» **Aim**
The listing below must be repeated word for word, with its images excluded.

» **Data lines**
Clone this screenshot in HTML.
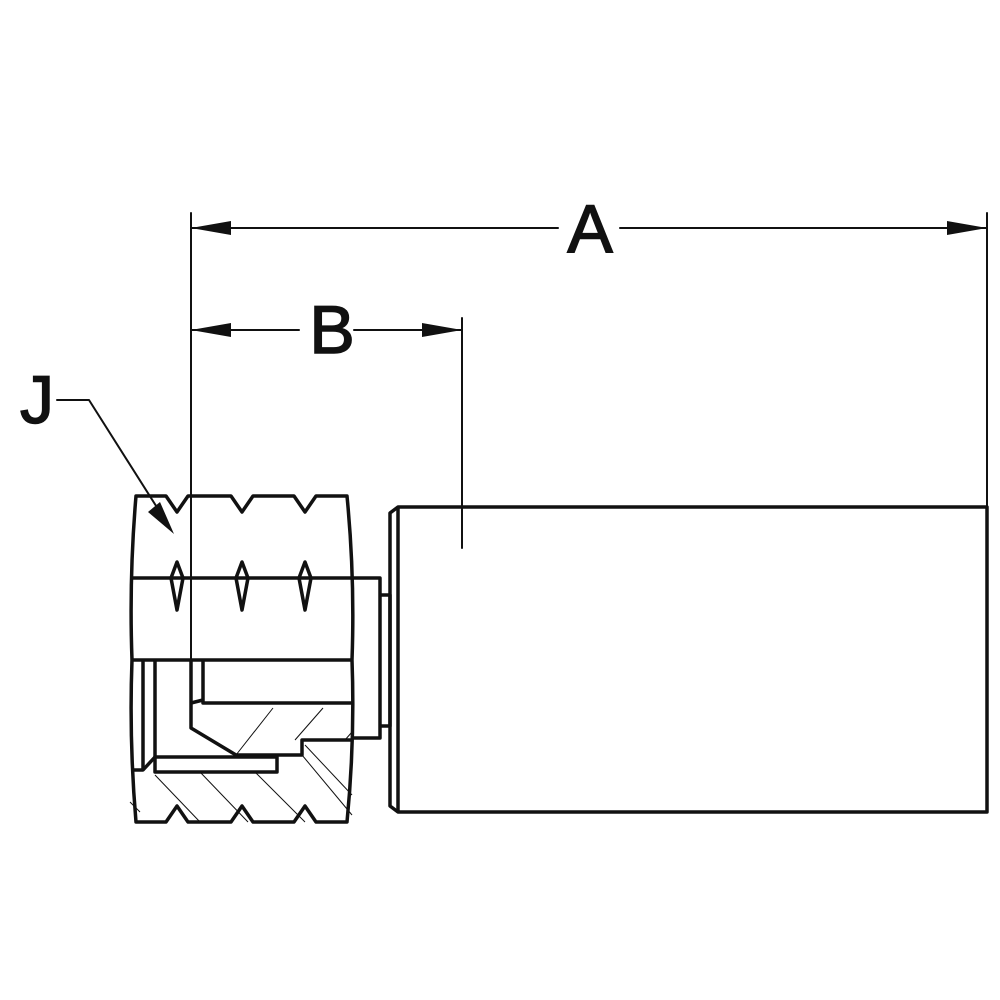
<!DOCTYPE html>
<html><head><style>html,body{margin:0;padding:0;background:#fff}svg{display:block}</style></head>
<body>
<svg width="1000" height="1000" viewBox="0 0 1000 1000" xmlns="http://www.w3.org/2000/svg">
<g stroke="#111" fill="none" stroke-linecap="round" stroke-linejoin="round">
<!-- dimension lines -->
<line x1="191" y1="213" x2="191" y2="660" stroke-width="2"/>
<line x1="987" y1="213" x2="987" y2="507" stroke-width="2"/>
<line x1="462" y1="318" x2="462" y2="548" stroke-width="2"/>
<line x1="191" y1="228" x2="558" y2="228" stroke-width="2"/>
<line x1="620" y1="228" x2="987" y2="228" stroke-width="2"/>
<line x1="191" y1="330" x2="299" y2="330" stroke-width="2"/>
<line x1="354" y1="330" x2="462" y2="330" stroke-width="2"/>
<polyline points="57,400 89,400 165,520" stroke-width="2"/>
</g>
<g fill="#111">
<polygon points="191,228 231,221 231,235"/>
<polygon points="987,228 947,221 947,235"/>
<polygon points="191,330 231,323 231,337"/>
<polygon points="462,330 422,323 422,337"/>
<polygon points="174,534 148,512 160,502"/>
</g>
<g font-family="Liberation Sans, sans-serif" font-size="68" fill="#111" stroke="#111" stroke-width="1.5" text-anchor="middle">
<text x="590" y="252">A</text>
<text x="332" y="353">B</text>
<text x="37" y="423">J</text>
</g>
<!-- hatching -->
<g stroke="#111" stroke-width="1" fill="none">
<line x1="236" y1="755" x2="273" y2="708"/>
<line x1="295" y1="740" x2="323" y2="708"/>
<line x1="345" y1="740" x2="352" y2="732"/>
<line x1="140" y1="812" x2="130" y2="802"/>
<line x1="155" y1="775" x2="200" y2="822"/>
<line x1="200" y1="772" x2="248" y2="822"/>
<line x1="255" y1="772" x2="305" y2="822"/>
<line x1="305" y1="745" x2="352" y2="795"/>
<line x1="302" y1="755" x2="352" y2="815"/>
</g>
<g stroke="#111" fill="none" stroke-width="3.5" stroke-linejoin="round">
<!-- nut outline -->
<path d="M136,496 L166,496 L177,512 L188,496 L231,496 L242,512 L253,496 L294,496 L305,512 L316,496 L347,496 Q355,578 352,660 Q355,740 347,822 L316,822 L305,806 L294,822 L253,822 L242,806 L231,822 L188,822 L177,806 L166,822 L136,822 Q129,740 132,660 Q129,578 136,496 Z"/>
<line x1="132" y1="578" x2="352" y2="578"/>
<line x1="132" y1="660" x2="352" y2="660"/>
<!-- diamonds -->
<path d="M177,562 L171,578 L177,610 L183,578 Z"/>
<path d="M242,562 L236,578 L242,610 L248,578 Z"/>
<path d="M305,562 L299,578 L305,610 L311,578 Z"/>
<!-- step -->
<polyline points="352,578 380,578 380,738 352,738"/>
<polyline points="380,595 390,595 390,726 380,726"/>
<!-- sleeve -->
<path d="M398,507 L987,507 L987,812 L398,812 L390,806 L390,513 Z"/>
<line x1="398" y1="507" x2="398" y2="812"/>
<!-- internals -->
<polyline points="191,660 191,728 236,755 302,755 302,740 352,740"/>
<polyline points="203,660 203,703 352,703"/>
<polyline points="191,703 203,700"/>
<line x1="143" y1="660" x2="143" y2="770"/>
<line x1="155" y1="660" x2="155" y2="757"/>
<rect x="155" y="757" width="122" height="15"/>
<polyline points="132,770 143,770 155,757"/>
</g>
</svg>
</body></html>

» **Finished answer**
Clone this screenshot in HTML.
<!DOCTYPE html>
<html><head><style>html,body{margin:0;padding:0;background:#fff}svg{display:block}</style></head>
<body>
<svg width="1000" height="1000" viewBox="0 0 1000 1000" xmlns="http://www.w3.org/2000/svg">
<g stroke="#111" fill="none" stroke-linecap="round" stroke-linejoin="round">
<!-- dimension lines -->
<line x1="191" y1="213" x2="191" y2="660" stroke-width="2"/>
<line x1="987" y1="213" x2="987" y2="507" stroke-width="2"/>
<line x1="462" y1="318" x2="462" y2="548" stroke-width="2"/>
<line x1="191" y1="228" x2="558" y2="228" stroke-width="2"/>
<line x1="620" y1="228" x2="987" y2="228" stroke-width="2"/>
<line x1="191" y1="330" x2="299" y2="330" stroke-width="2"/>
<line x1="354" y1="330" x2="462" y2="330" stroke-width="2"/>
<polyline points="57,400 89,400 165,520" stroke-width="2"/>
</g>
<g fill="#111">
<polygon points="191,228 231,221 231,235"/>
<polygon points="987,228 947,221 947,235"/>
<polygon points="191,330 231,323 231,337"/>
<polygon points="462,330 422,323 422,337"/>
<polygon points="174,534 148,512 160,502"/>
</g>
<g font-family="Liberation Sans, sans-serif" font-size="68" fill="#111" stroke="#111" stroke-width="1.5" text-anchor="middle">
<text x="590" y="252">A</text>
<text x="332" y="353">B</text>
<text x="37" y="423">J</text>
</g>
<!-- hatching -->
<g stroke="#111" stroke-width="1" fill="none">
<line x1="236" y1="755" x2="273" y2="708"/>
<line x1="295" y1="740" x2="323" y2="708"/>
<line x1="345" y1="740" x2="352" y2="732"/>
<line x1="140" y1="812" x2="130" y2="802"/>
<line x1="155" y1="775" x2="200" y2="822"/>
<line x1="200" y1="772" x2="248" y2="822"/>
<line x1="255" y1="772" x2="305" y2="822"/>
<line x1="305" y1="745" x2="352" y2="795"/>
<line x1="302" y1="755" x2="352" y2="815"/>
</g>
<g stroke="#111" fill="none" stroke-width="3.5" stroke-linejoin="round">
<!-- nut outline -->
<path d="M136,496 L166,496 L177,512 L188,496 L231,496 L242,512 L253,496 L294,496 L305,512 L316,496 L347,496 Q355,578 352,660 Q355,740 347,822 L316,822 L305,806 L294,822 L253,822 L242,806 L231,822 L188,822 L177,806 L166,822 L136,822 Q129,740 132,660 Q129,578 136,496 Z"/>
<line x1="132" y1="578" x2="352" y2="578"/>
<line x1="132" y1="660" x2="352" y2="660"/>
<!-- diamonds -->
<path d="M177,562 L171,578 L177,610 L183,578 Z"/>
<path d="M242,562 L236,578 L242,610 L248,578 Z"/>
<path d="M305,562 L299,578 L305,610 L311,578 Z"/>
<!-- step -->
<polyline points="352,578 380,578 380,738 352,738"/>
<polyline points="380,595 390,595 390,726 380,726"/>
<!-- sleeve -->
<path d="M398,507 L987,507 L987,812 L398,812 L390,806 L390,513 Z"/>
<line x1="398" y1="507" x2="398" y2="812"/>
<!-- internals -->
<polyline points="191,660 191,728 236,755 302,755 302,740 352,740"/>
<polyline points="203,660 203,703 352,703"/>
<polyline points="191,703 203,700"/>
<line x1="143" y1="660" x2="143" y2="770"/>
<line x1="155" y1="660" x2="155" y2="757"/>
<rect x="155" y="757" width="122" height="15"/>
<polyline points="132,770 143,770 155,757"/>
</g>
</svg>
</body></html>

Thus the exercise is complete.